The author of this book is a Chinese Buddhist monk and forty-eighth patriarch in the Linji school of Ch'an Buddhism. He is the founder of the Fo Kuang Shan monastery in Taiwan, and of the Buddha's Light International Association, which according to the cover of the book has nearly a million members worldwide. It is good, therefore, to see this respected Buddhist teacher turning his attention to the subject of ethics.

The aim of the book is "to invite readers to consider what it means to lead a good life, and to offer practical advice, based on the Buddha's teachings" (back cover). The volume consists of thirty-three short essays ranging between two to six pages in length. The topics of the essays include overcoming greed, ending anger, how to manage wealth, generosity, not killing, not lying, friendship, gratitude, the way to help others, and faith.

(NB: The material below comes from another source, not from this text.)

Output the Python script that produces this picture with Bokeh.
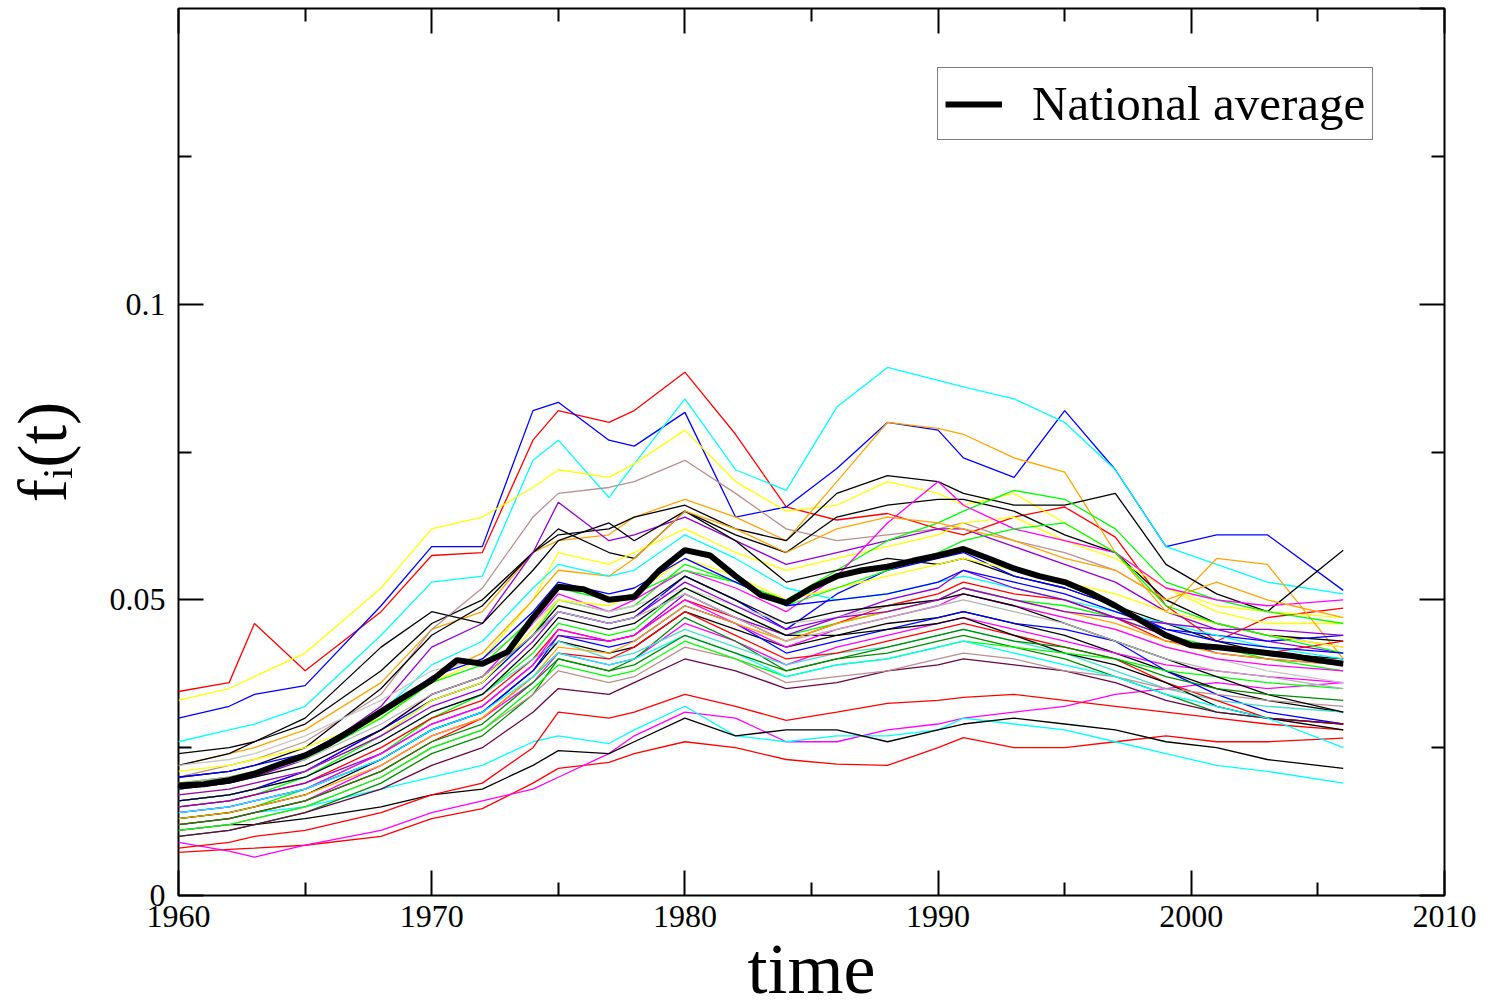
from bokeh.plotting import figure
from bokeh.models import (ColumnDataSource, FixedTicker, LinearAxis, Legend,
                          LegendItem, CustomJSTickFormatter, Range1d)
from bokeh.embed import file_html
from bokeh.resources import INLINE

# ---------------- data ----------------
YEARS = list(range(1960, 2007))
NATIONAL_AVERAGE = [
    0.0186, 0.0188, 0.0195, 0.0206, 0.0222, 0.0237, 0.0258, 0.0284, 0.0311, 0.0338,
    0.0364, 0.0398, 0.0392, 0.0412, 0.0470, 0.0522, 0.0518, 0.0500, 0.0505, 0.0550,
    0.0584, 0.0575, 0.0540, 0.0508, 0.0495, 0.0520, 0.0540, 0.0550, 0.0556, 0.0566,
    0.0575, 0.0586, 0.0570, 0.0553, 0.0540, 0.0530, 0.0512, 0.0490, 0.0465, 0.0440,
    0.0423, 0.0420, 0.0415, 0.0410, 0.0405, 0.0398, 0.0392]

KEY_YEARS = [1960, 1962, 1963, 1965, 1968, 1970, 1972, 1974, 1975, 1977, 1978, 1980, 1982,
             1984, 1986, 1988, 1990, 1991, 1993, 1995, 1997, 1999, 2001, 2003, 2006]

STATE_SERIES = [
    [.0345, .036, .046, .038, .048, .0575, .058, .077, .082, .080, .082, .0885, .078, .0657, .0635, .0646, .062, .061, .064, .0657, .0606, .049, .043, .047, .0486],
    [.030, .032, .034, .0355, .049, .059, .059, .082, .0834, .077, .076, .0817, .064, .0657, .0722, .080, .0787, .074, .0707, .082, .072, .059, .061, .061, .0516],
    [.026, .028, .029, .032, .044, .053, .054, .0736, .077, .0673, .073, .084, .072, .0685, .0826, .0893, .0871, .086, .084, .080, .072, .059, .056, .053, .051],
    [.033, .035, .037, .041, .052, .062, .064, .069, .072, .0707, .073, .0787, .070, .065, .066, .070, .068, .066, .068, .063, .058, .052, .048, .046, .046],
    [.022, .024, .025, .028, .036, .045, .048, .058, .060, .061, .064, .067, .064, .060, .070, .080, .079, .078, .074, .0716, .058, .048, .057, .056, .040],
    [.022, .024, .026, .029, .038, .046, .050, .058, .061, .062, .064, .066, .062, .060, .068, .071, .070, .068, .066, .066, .068, .056, .051, .048, .0584],
    [.0073, .0078, .008, .0085, .010, .013, .0147, .019, .0215, .0225, .024, .026, .025, .023, .0222, .022, .025, .0267, .025, .025, .026, .027, .026, .026, .0266],
    [.009, .0075, .0065, .0085, .011, .014, .016, .018, .020, .024, .027, .031, .030, .026, .026, .028, .029, .030, .031, .032, .034, .035, .036, .035, .036],
    [.012, .013, .014, .015, .018, .020, .022, .026, .027, .0257, .028, .032, .027, .026, .027, .027, .028, .030, .029, .028, .026, .024, .022, .021, .019],
    [.011, .012, .012, .013, .015, .017, .018, .022, .0245, .024, .026, .030, .027, .028, .028, .026, .028, .029, .030, .029, .028, .026, .025, .023, .0215],
    [.008, .009, .010, .011, .014, .017, .019, .025, .031, .030, .031, .034, .032, .0296, .031, .0325, .033, .0335, .034, .033, .032, .031, .030, .029, .028],
    [.020, .022, .023, .026, .034, .045, .052, .064, .068, .069, .070, .0736, .068, .062, .060, .061, .062, .063, .060, .058, .055, .050, .046, .044, .042],
    [.020, .021, .022, .025, .035, .044, .049, .058, .062, .058, .057, .065, .061, .058, .064, .066, .067, .067, .065, .061, .058, .050, .046, .044, .043],
    [.018, .019, .020, .023, .032, .042, .046, .058, .0665, .060, .061, .064, .060, .056, .058, .060, .062, .062, .059, .056, .053, .048, .045, .043, .041],
    [.021, .022, .023, .025, .030, .036, .040, .050, .058, .056, .058, .062, .058, .055, .057, .059, .061, .063, .064, .060, .057, .052, .049, .048, .047],
    [.015, .016, .017, .020, .027, .033, .036, .044, .050, .048, .049, .056, .053, .050, .055, .060, .063, .065, .0685, .067, .062, .053, .050, .048, .046],
    [.016, .017, .018, .021, .028, .034, .037, .046, .051, .048, .050, .055, .052, .048, .054, .063, .070, .066, .062, .060, .058, .052, .050, .049, .050],
    [.024, .025, .026, .030, .042, .048, .046, .055, .060, .063, .060, .065, .060, .053, .055, .057, .056, .057, .054, .052, .049, .046, .043, .041, .040],
    [.019, .020, .021, .024, .031, .037, .041, .050, .055, .054, .057, .065, .062, .058, .062, .064, .063, .062, .060, .057, .055, .050, .053, .050, .047],
    [.016, .017, .018, .021, .028, .033, .036, .044, .048, .046, .047, .054, .050, .045, .051, .055, .057, .058, .054, .052, .049, .045, .044, .043, .044],
    [.018, .019, .021, .024, .031, .039, .043, .052, .056, .054, .055, .061, .057, .052, .050, .051, .053, .054, .052, .050, .048, .046, .044, .042, .040],
    [.013, .014, .015, .018, .024, .030, .034, .041, .046, .044, .045, .052, .048, .044, .046, .048, .050, .052, .050, .049, .047, .044, .042, .040, .038],
    [.015, .016, .017, .019, .025, .030, .033, .040, .045, .043, .044, .050, .047, .043, .046, .049, .051, .053, .051, .050, .047, .043, .042, .041, .043],
    [.013, .014, .015, .017, .023, .028, .031, .038, .043, .041, .042, .048, .045, .042, .044, .046, .047, .048, .046, .044, .041, .038, .035, .033, .031],
    [.012, .013, .014, .016, .022, .027, .030, .036, .041, .039, .040, .046, .043, .039, .042, .044, .046, .047, .045, .043, .041, .039, .038, .037, .036],
    [.010, .011, .012, .014, .019, .024, .027, .034, .040, .038, .040, .047, .043, .038, .040, .041, .043, .044, .042, .040, .037, .034, .031, .030, .029],
    [.014, .015, .016, .018, .023, .028, .031, .038, .044, .042, .043, .049, .046, .041, .043, .045, .047, .048, .046, .045, .043, .038, .034, .031, .029],
    [.015, .016, .017, .019, .024, .029, .032, .039, .044, .043, .044, .051, .047, .044, .047, .050, .052, .055, .052, .050, .047, .044, .041, .040, .039],
    [.022, .023, .024, .027, .033, .038, .040, .046, .050, .048, .049, .052, .049, .046, .047, .049, .050, .051, .049, .047, .045, .042, .040, .038, .036],
    [.016, .017, .018, .020, .026, .031, .034, .040, .043, .040, .041, .045, .042, .039, .041, .042, .044, .045, .043, .041, .038, .035, .033, .032, .031],
    [.017, .018, .019, .021, .027, .033, .036, .045, .050, .049, .051, .057, .054, .050, .052, .054, .056, .057, .055, .053, .051, .048, .046, .044, .042],
    [.019, .020, .021, .023, .030, .036, .039, .047, .052, .050, .051, .055, .053, .049, .052, .055, .058, .060, .062, .063, .058, .049, .046, .044, .041],
    [.012, .013, .014, .016, .021, .026, .030, .037, .041, .040, .042, .048, .044, .040, .041, .043, .045, .046, .044, .042, .040, .036, .033, .030, .029],
    [.016, .017, .018, .020, .026, .031, .034, .042, .047, .045, .046, .052, .048, .044, .044, .045, .046, .047, .044, .041, .039, .036, .032, .030, .028],
    [.010, .011, .012, .014, .018, .022, .025, .031, .035, .034, .036, .040, .038, .035, .036, .038, .039, .040, .039, .038, .036, .033, .031, .030, .029],
    [.014, .015, .016, .018, .024, .029, .032, .039, .045, .043, .044, .050, .046, .042, .045, .047, .049, .051, .049, .047, .045, .042, .040, .039, .038],
    [.011, .012, .013, .015, .020, .025, .028, .034, .038, .036, .037, .042, .040, .036, .037, .038, .040, .041, .040, .038, .037, .035, .034, .033, .032],
    [.020, .021, .022, .024, .031, .037, .040, .048, .053, .051, .052, .057, .053, .049, .050, .051, .053, .055, .053, .051, .048, .045, .043, .042, .041],
    [.011, .012, .013, .015, .020, .025, .028, .035, .039, .037, .038, .043, .040, .037, .039, .040, .042, .043, .042, .041, .040, .038, .037, .036, .035],
    [.013, .014, .015, .017, .022, .027, .030, .037, .042, .041, .043, .049, .046, .043, .046, .048, .050, .052, .050, .048, .046, .043, .041, .040, .039],
    [.018, .019, .020, .022, .028, .034, .037, .044, .049, .047, .048, .054, .050, .046, .048, .049, .050, .051, .049, .046, .043, .040, .037, .034, .031],
    [.014, .015, .016, .018, .023, .028, .031, .037, .041, .039, .040, .044, .041, .037, .039, .040, .042, .043, .041, .039, .037, .034, .032, .030, .025],
    [.017, .018, .019, .021, .027, .032, .035, .043, .048, .046, .047, .053, .049, .045, .047, .048, .050, .052, .050, .048, .047, .046, .045, .045, .044],
    [.019, .020, .021, .023, .029, .034, .037, .044, .048, .046, .047, .051, .047, .043, .045, .047, .049, .050, .048, .046, .043, .040, .038, .037, .035],
    [.012, .013, .014, .016, .021, .026, .029, .036, .040, .038, .039, .044, .041, .038, .040, .042, .044, .045, .043, .042, .040, .037, .035, .034, .033],
]

STATE_COLORS = [
    "#ff0000", "#0000ff", "#00ffff", "#ffff00", "#ffa500", "#000000", "#ff0000", "#ff00ff",
    "#00ffff", "#000000", "#ff0000", "#bc8f8f", "#000000", "#9400d3", "#ffff00", "#00ff00",
    "#ff00ff", "#000000", "#ffa500", "#0000ff", "#00ffff", "#00ff00", "#ff0000", "#000000",
    "#ff00ff", "#008b00", "#0000ff", "#9400d3", "#c8c8c8", "#40e0d0", "#ffff00", "#00ff00",
    "#ff0000", "#000000", "#670748", "#ff00ff", "#bc8f8f", "#0000ff", "#00ff00", "#ffa500",
    "#000000", "#00ffff", "#9400d3", "#b4b4b4", "#008b00",
]

X_TICKS = [1960, 1970, 1980, 1990, 2000, 2010]
X_MINOR = [1965, 1975, 1985, 1995, 2005]
Y_TICKS = [0.0, 0.05, 0.1]
Y_MINOR = [0.025, 0.075, 0.125]

SERIF = "Liberation Serif"

# ---------------- figure ----------------
p = figure(frame_width=1266, frame_height=887, output_backend="svg", toolbar_location=None,
           x_range=Range1d(1960, 2010), y_range=Range1d(0, 0.15),
           min_border_left=178, min_border_right=40, min_border_top=8, min_border_bottom=111)
p.grid.visible = False
p.background_fill_color = "white"
p.outline_line_color = "black"
p.outline_line_width = 2

src = ColumnDataSource(dict(xs=[KEY_YEARS] * len(STATE_SERIES), ys=STATE_SERIES, color=STATE_COLORS))
p.multi_line(xs="xs", ys="ys", line_color="color", line_width=1.3, source=src)

avg = p.line(YEARS, NATIONAL_AVERAGE, line_color="black", line_width=6)


def style_axis(ax, ticks, minor, show_labels):
    ax.ticker = FixedTicker(ticks=ticks, minor_ticks=minor)
    ax.axis_line_color = None
    ax.major_tick_in = 25
    ax.major_tick_out = 0
    ax.minor_tick_in = 13
    ax.minor_tick_out = 0
    ax.major_tick_line_width = 2
    ax.minor_tick_line_width = 2
    ax.major_tick_line_color = "black"
    ax.minor_tick_line_color = "black"
    ax.major_label_text_font = SERIF
    if show_labels:
        ax.major_label_text_font_size = "32px"
        ax.major_label_text_color = "black"
    else:
        ax.major_label_text_font_size = "1px"
        ax.major_label_text_color = None
        ax.major_label_standoff = 0


xax = p.xaxis[0]
style_axis(xax, X_TICKS, X_MINOR, True)
xax.major_label_standoff = 10
xax.axis_label = "time"
xax.axis_label_text_font = SERIF
xax.axis_label_text_font_size = "72px"
xax.axis_label_text_font_style = "normal"
xax.axis_label_text_color = "black"
xax.axis_label_standoff = -1

yax = p.yaxis[0]
style_axis(yax, Y_TICKS, Y_MINOR, True)
yax.formatter = CustomJSTickFormatter(code="return tick.toString();")
yax.major_label_standoff = 13
yax.axis_label = "f\u1d62(t)"
yax.axis_label_text_font = SERIF
yax.axis_label_text_font_size = "70px"
yax.axis_label_text_font_style = "normal"
yax.axis_label_text_color = "black"
yax.axis_label_standoff = 26

top_axis = LinearAxis()
style_axis(top_axis, X_TICKS, X_MINOR, False)
p.add_layout(top_axis, "above")
right_axis = LinearAxis()
style_axis(right_axis, [0.0, 0.05, 0.1, 0.15], Y_MINOR, False)
p.add_layout(right_axis, "right")

legend = Legend(items=[LegendItem(label="National average", renderers=[avg])],
                location=(759, 755), label_text_font=SERIF, label_text_font_size="49px",
                label_text_color="black",
                glyph_width=57, glyph_height=30, label_standoff=30, padding=7, margin=0,
                border_line_color="black", border_line_width=1.5, background_fill_alpha=1)
p.add_layout(legend)

open("out.html", "w").write(file_html(p, INLINE))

These are largely inspirational writings designed to encourage those on the path in their efforts to put the Buddha's teachings into practice. Each chapter is preceded by a quotation from scripture and there are frequent citations from a wide variety of texts. Although Mahaayaana sources predominate, the author has also included extracts from the Dharmapaada and Aagamas.

The book is basically a practical manual that offers guidance on how to control the senses, cultivate virtue, and generate compassion and wisdom. The advice is straightforward and unequivocal. The chapter on killing (pp. 82ff), for example, asserts clearly and categorically that all killing is wrong, and goes on to describe the benefits of refraining from it. The same is said of lying which is dealt with in the following chapter. Earlier generations of writers in the Zen tradition have given the impression that moral values are provisional and that there are no secure foundations for ethics in the Buddhist world-view. Master Hsing Yu, on the contrary, does not seem to feel that ethics is ultimately undermined by metaphysical doctrines such as emptiness. Although he does not discuss any situations or dilemmas in which values or principles may come into conflict, the tone of his writings suggest a confidence that most issues will admit of a relatively clear resolution.

Who is the book suitable for? It is not really intended for an academic audience and its main appeal will therefore be to practitioners who require straightforward guidance on personal moral development in the practice of their faith.